Force a couple updates, the software should load.


----------



## CablDeViL (Feb 11, 2006)

I Have been out of the seen for a while I can not connect to my tive via ftp and telnet. but as far as the other programs and D C&DE im not sure what they are at all .. IF you could reply with some more detail info that would be great. 
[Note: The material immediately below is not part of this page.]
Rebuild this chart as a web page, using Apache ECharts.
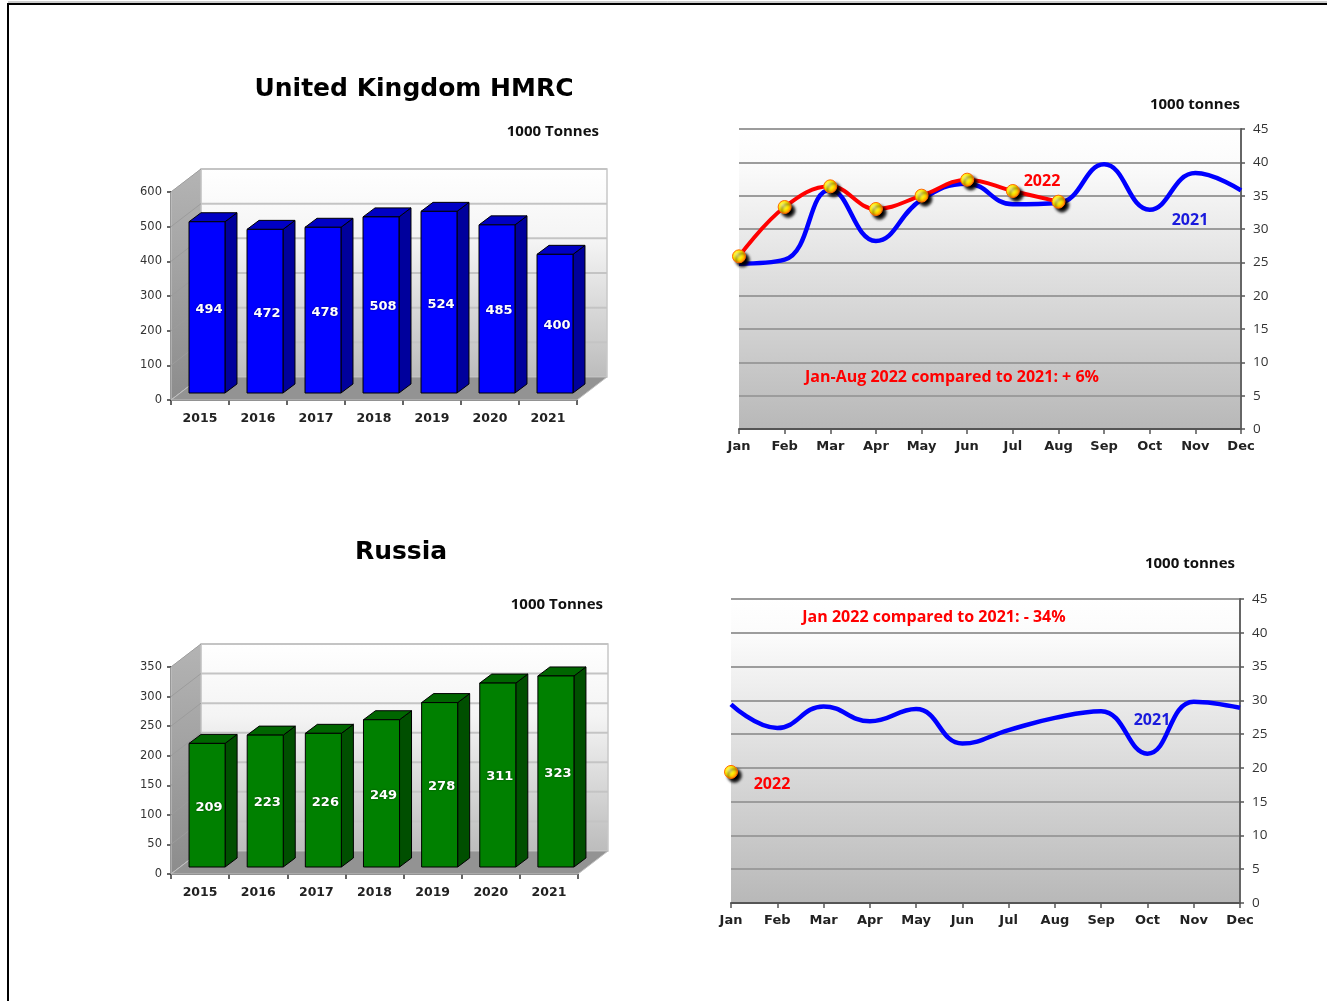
<!DOCTYPE html>
<html>
<head>
<meta charset="utf-8">
<script src="https://cdn.jsdelivr.net/npm/echarts@6/dist/echarts.min.js"></script>
<style>
  html, body { margin: 0; padding: 0; background: #ffffff; }
  #main { width: 1327px; height: 1001px; }
</style>
</head>
<body>
<div id="main"></div>
<script>
// ---- data (1000 tonnes) ----
const years = ['2015', '2016', '2017', '2018', '2019', '2020', '2021'];
const ukAnnual = [494, 472, 478, 508, 524, 485, 400];
const ruAnnual = [209, 223, 226, 249, 278, 311, 323];
const ukAnnualTicks = [0, 100, 200, 300, 400, 500, 600];
const ruAnnualTicks = [0, 50, 100, 150, 200, 250, 300, 350];

const months = ['Jan', 'Feb', 'Mar', 'Apr', 'May', 'Jun', 'Jul', 'Aug', 'Sep', 'Oct', 'Nov', 'Dec'];
const ukMonthly2021 = [24.8, 25.4, 35.9, 28.2, 34.4, 36.8, 33.7, 33.9, 39.7, 32.9, 38.4, 35.8];
const ukMonthly2022 = [25.9, 33.3, 36.4, 33.0, 35.0, 37.4, 35.7, 34.1];
const ruMonthly2021 = [29.4, 25.9, 29.1, 26.9, 28.7, 23.6, 25.6, 27.4, 28.4, 22.1, 29.8, 28.9];
const ruMonthly2022 = [19.4];

// ---- pseudo-3D geometry for the column charts (pixels) ----
const WALL_DX = 30, WALL_DY = -23;     // depth of the chart box
const BAR_SHIFT_X = 7, BAR_SHIFT_Y = -7; // bar front face sits a bit inside the box
const BAR_DX = 12, BAR_DY = -9;        // depth of each column
const BAR_WIDTH_RATIO = 0.62;

const TAHOMA = '"DejaVu Sans", Verdana, sans-serif';
const CALIBRI = '"Open Sans", Lato, sans-serif';

function wallRenderer(params, api) {
  const cs = params.coordSys;
  const xl = cs.x, xr = cs.x + cs.width, yt = cs.y, yb = cs.y + cs.height;
  const v = api.value(1);
  const y = api.coord([0, v])[1];
  const children = [];
  if (params.dataIndex === 0) {
    children.push({
      type: 'polygon',
      shape: { points: [[xl + WALL_DX, yt + WALL_DY], [xr + WALL_DX, yt + WALL_DY], [xr + WALL_DX, yb + WALL_DY], [xl + WALL_DX, yb + WALL_DY]] },
      style: {
        fill: { type: 'linear', x: 0, y: 0, x2: 0, y2: 1, colorStops: [
          { offset: 0, color: '#ffffff' }, { offset: 0.35, color: '#f4f4f4' }, { offset: 1, color: '#bcbcbc' }] },
        stroke: '#c8c8c8', lineWidth: 1.5
      }
    });
    children.push({
      type: 'polygon',
      shape: { points: [[xl, yb], [xl + WALL_DX, yb + WALL_DY], [xl + WALL_DX, yt + WALL_DY], [xl, yt]] },
      style: {
        fill: { type: 'linear', x: 0, y: 0, x2: 0, y2: 1, colorStops: [
          { offset: 0, color: '#b4b4b4' }, { offset: 1, color: '#8c8c8c' }] },
        stroke: '#c8c8c8', lineWidth: 1
      }
    });
    children.push({
      type: 'polygon',
      shape: { points: [[xl, yb], [xr, yb], [xr + WALL_DX, yb + WALL_DY], [xl + WALL_DX, yb + WALL_DY]] },
      style: { fill: '#939393', stroke: '#c0c0c0', lineWidth: 1 }
    });
  }
  if (v > 0) {
    children.push({
      type: 'line',
      shape: { x1: xl + WALL_DX, y1: y + WALL_DY, x2: xr + WALL_DX, y2: y + WALL_DY },
      style: { stroke: '#c4c4c4', lineWidth: 2 }
    });
    children.push({
      type: 'line',
      shape: { x1: xl, y1: y, x2: xl + WALL_DX, y2: y + WALL_DY },
      style: { stroke: '#9c9c9c', lineWidth: 1 }
    });
  }
  return { type: 'group', children: children };
}

function columnRenderer(faces) {
  return function (params, api) {
    const i = api.value(0), v = api.value(1);
    const base = api.coord([i, 0]);
    const top = api.coord([i, v]);
    const band = api.size([1, 0])[0];
    const w = band * BAR_WIDTH_RATIO;
    const x0 = base[0] - w / 2 + BAR_SHIFT_X, x1 = x0 + w;
    const yb = base[1] + BAR_SHIFT_Y, yt = top[1] + BAR_SHIFT_Y;
    return {
      type: 'group',
      children: [
        { type: 'polygon', shape: { points: [[x1, yb], [x1 + BAR_DX, yb + BAR_DY], [x1 + BAR_DX, yt + BAR_DY], [x1, yt]] },
          style: { fill: faces.side, stroke: '#000', lineWidth: 1 } },
        { type: 'polygon', shape: { points: [[x0, yt], [x1, yt], [x1 + BAR_DX, yt + BAR_DY], [x0 + BAR_DX, yt + BAR_DY]] },
          style: { fill: faces.top, stroke: '#000', lineWidth: 1 } },
        { type: 'rect', shape: { x: x0, y: yt, width: w, height: yb - yt },
          style: { fill: faces.front, stroke: '#000', lineWidth: 1 } },
        { type: 'text', style: { text: String(v), x: (x0 + x1) / 2 + 2, y: (yt + yb) / 2 + 2,
          fill: '#ffffff', font: 'bold 13px ' + TAHOMA, align: 'center', verticalAlign: 'middle',
          textShadowColor: 'rgba(0,0,0,0.5)', textShadowBlur: 2 } }
      ]
    };
  };
}

const markerStyle = {
  color: { type: 'radial', x: 0.4, y: 0.4, r: 0.6, colorStops: [
    { offset: 0, color: '#ffff90' }, { offset: 0.55, color: '#ffee00' }, { offset: 1, color: '#ff8800' }] },
  borderColor: '#ff6a00', borderWidth: 1,
  shadowColor: 'rgba(0,0,0,1)', shadowBlur: 3, shadowOffsetX: 3.5, shadowOffsetY: 3.5
};

const plotBg = { type: 'linear', x: 0, y: 0, x2: 0, y2: 1, colorStops: [
  { offset: 0, color: '#ffffff' }, { offset: 0.12, color: '#fbfbfb' }, { offset: 1, color: '#b8b8b8' }] };

function barAxes(gridIndex, ticks) {
  return {
    x: {
      type: 'category', gridIndex: gridIndex, data: years,
      axisLine: { lineStyle: { color: '#333', width: 1.5 } },
      axisTick: { show: true, length: 5, lineStyle: { color: '#333', width: 1.5 } },
      axisLabel: { margin: 12, color: '#222', fontFamily: TAHOMA, fontWeight: 'bold', fontSize: 12.5 },
      splitLine: { show: false }
    },
    y: {
      type: 'value', gridIndex: gridIndex, min: 0, max: ticks[ticks.length - 1], interval: ticks[1] - ticks[0],
      axisLine: { show: true, lineStyle: { color: '#333', width: 1.5 } },
      axisTick: { show: true, length: 4, lineStyle: { color: '#333', width: 1.5 } },
      axisLabel: { margin: 9, color: '#333', fontFamily: TAHOMA, fontSize: 11.5 },
      splitLine: { show: false }
    }
  };
}

function lineAxes(gridIndex) {
  return {
    x: {
      type: 'category', gridIndex: gridIndex, data: months, boundaryGap: false,
      axisLine: { lineStyle: { color: '#555', width: 2 } },
      axisTick: { show: true, length: 5, lineStyle: { color: '#555', width: 1.5 } },
      axisLabel: { margin: 11, color: '#222', fontFamily: TAHOMA, fontWeight: 'bold', fontSize: 13 },
      splitLine: { show: false }
    },
    y: {
      type: 'value', gridIndex: gridIndex, position: 'right', min: 0, max: 45, interval: 5,
      axisLine: { show: true, lineStyle: { color: '#666', width: 2 } },
      axisTick: { show: true, length: 4, lineStyle: { color: '#555', width: 1.5 } },
      axisLabel: { margin: 12, color: '#333', fontFamily: CALIBRI, fontSize: 13.5 },
      splitLine: { show: true, lineStyle: { color: '#9c9c9c', width: 2 } }
    }
  };
}

const ukBar = barAxes(0, ukAnnualTicks);
const ruBar = barAxes(1, ruAnnualTicks);
const ukLine = lineAxes(2);
const ruLine = lineAxes(3);

const option = {
  animation: false,
  backgroundColor: '#ffffff',
  title: [
    { text: 'United Kingdom HMRC', left: 409, top: 72, textAlign: 'center',
      textStyle: { fontFamily: TAHOMA, fontWeight: 'bold', fontSize: 25, color: '#000' } },
    { text: 'Russia', left: 396, top: 535, textAlign: 'center',
      textStyle: { fontFamily: TAHOMA, fontWeight: 'bold', fontSize: 25, color: '#000' } }
  ],
  grid: [
    { left: 171, top: 192, width: 406, height: 208 },
    { left: 171, top: 667, width: 407, height: 207 },
    { left: 739, top: 129, width: 502, height: 300, show: true, backgroundColor: plotBg, borderWidth: 0 },
    { left: 731, top: 599, width: 509, height: 304, show: true, backgroundColor: plotBg, borderWidth: 0 }
  ],
  xAxis: [ukBar.x, ruBar.x, ukLine.x, ruLine.x],
  yAxis: [ukBar.y, ruBar.y, ukLine.y, ruLine.y],
  series: [
    { type: 'custom', name: 'uk-box', xAxisIndex: 0, yAxisIndex: 0, z: 1, clip: false,
      renderItem: wallRenderer, data: ukAnnualTicks.map(t => [0, t]), silent: true },
    { type: 'custom', name: 'UK', xAxisIndex: 0, yAxisIndex: 0, z: 3, clip: false,
      renderItem: columnRenderer({ front: '#0000ff', side: '#00009c', top: '#0000c4' }),
      data: ukAnnual.map((v, i) => [i, v]) },
    { type: 'custom', name: 'ru-box', xAxisIndex: 1, yAxisIndex: 1, z: 1, clip: false,
      renderItem: wallRenderer, data: ruAnnualTicks.map(t => [0, t]), silent: true },
    { type: 'custom', name: 'Russia', xAxisIndex: 1, yAxisIndex: 1, z: 3, clip: false,
      renderItem: columnRenderer({ front: '#008000', side: '#004f00', top: '#006600' }),
      data: ruAnnual.map((v, i) => [i, v]) },

    { type: 'line', name: 'UK 2021', xAxisIndex: 2, yAxisIndex: 2, data: ukMonthly2021,
      smooth: 0.45, symbol: 'none', z: 3,
      lineStyle: { color: '#0000ff', width: 4.5 } },
    { type: 'line', name: 'UK 2022', xAxisIndex: 2, yAxisIndex: 2, data: ukMonthly2022,
      smooth: 0.4, symbol: 'circle', symbolSize: 13, z: 4,
      lineStyle: { color: '#ff0000', width: 4 }, itemStyle: markerStyle },

    { type: 'line', name: 'Russia 2021', xAxisIndex: 3, yAxisIndex: 3, data: ruMonthly2021,
      smooth: 0.45, symbol: 'none', z: 3,
      lineStyle: { color: '#0000ff', width: 4.5 } },
    { type: 'line', name: 'Russia 2022', xAxisIndex: 3, yAxisIndex: 3, data: ruMonthly2022,
      symbol: 'circle', symbolSize: 13, z: 4, clip: false,
      lineStyle: { color: '#ff0000', width: 4 }, itemStyle: markerStyle }
  ],
  graphic: [
    // page frame
    { type: 'line', shape: { x1: 8, y1: 2, x2: 1327, y2: 2 }, style: { stroke: '#999', lineWidth: 1 } },
    { type: 'line', shape: { x1: 7, y1: 4, x2: 1327, y2: 4 }, style: { stroke: '#000', lineWidth: 2 } },
    { type: 'line', shape: { x1: 8, y1: 3, x2: 8, y2: 1001 }, style: { stroke: '#000', lineWidth: 2 } },

    // unit captions
    { type: 'text', x: 599, y: 132, style: { text: '1000 Tonnes', align: 'right', verticalAlign: 'middle',
      font: 'bold 15px ' + CALIBRI, fill: '#111' } },
    { type: 'text', x: 603, y: 605, style: { text: '1000 Tonnes', align: 'right', verticalAlign: 'middle',
      font: 'bold 15px ' + CALIBRI, fill: '#111' } },
    { type: 'text', x: 1240, y: 105, style: { text: '1000 tonnes', align: 'right', verticalAlign: 'middle',
      font: 'bold 15px ' + CALIBRI, fill: '#111' } },
    { type: 'text', x: 1235, y: 564, style: { text: '1000 tonnes', align: 'right', verticalAlign: 'middle',
      font: 'bold 15px ' + CALIBRI, fill: '#111' } },

    // series labels and notes
    { type: 'text', x: 1042, y: 181, z: 10, style: { text: '2022', align: 'center', verticalAlign: 'middle',
      font: 'bold 16px ' + CALIBRI, fill: '#ff0000' } },
    { type: 'text', x: 1190, y: 220, z: 10, style: { text: '2021', align: 'center', verticalAlign: 'middle',
      font: 'bold 16px ' + CALIBRI, fill: '#1a1adc' } },
    { type: 'text', x: 952, y: 377, z: 10, style: { text: 'Jan-Aug 2022 compared to 2021: + 6%', align: 'center',
      verticalAlign: 'middle', font: 'bold 16px ' + CALIBRI, fill: '#ff0000' } },
    { type: 'text', x: 772, y: 784, z: 10, style: { text: '2022', align: 'center', verticalAlign: 'middle',
      font: 'bold 16px ' + CALIBRI, fill: '#ff0000' } },
    { type: 'text', x: 1152, y: 720, z: 10, style: { text: '2021', align: 'center', verticalAlign: 'middle',
      font: 'bold 16px ' + CALIBRI, fill: '#1a1adc' } },
    { type: 'text', x: 934, y: 617, z: 10, style: { text: 'Jan 2022 compared to 2021: - 34%', align: 'center',
      verticalAlign: 'middle', font: 'bold 16px ' + CALIBRI, fill: '#ff0000' } }
  ]
};

const chart = echarts.init(document.getElementById('main'), null, { renderer: 'canvas' });
chart.setOption(option);
</script>
</body>
</html>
In the meantime ill do some searchs

Thanks again for the help


----------



## rbautch (Feb 6, 2004)

What kind of tivo do you have?


----------



## CablDeViL (Feb 11, 2006)

series 2
non dtv normal cable one TCD24004a


----------



## CablDeViL (Feb 11, 2006)

i cant seem to telnet into her now (i am loading new data from tivo since it hasnt been updated in a year) itrs connected wireless. Hmmmm


----------



## CablDeViL (Feb 11, 2006)

fixed it I can now connect via telnet. Any help to allow updates would be great. I Did some searches but it seems so much has changed over the last year or so Im lost.

TY


----------



## CablDeViL (Feb 11, 2006)

OK i now know CDE is clear and del everything NP there
I dont know how to enable updates or do a GS.
Im still searching


----------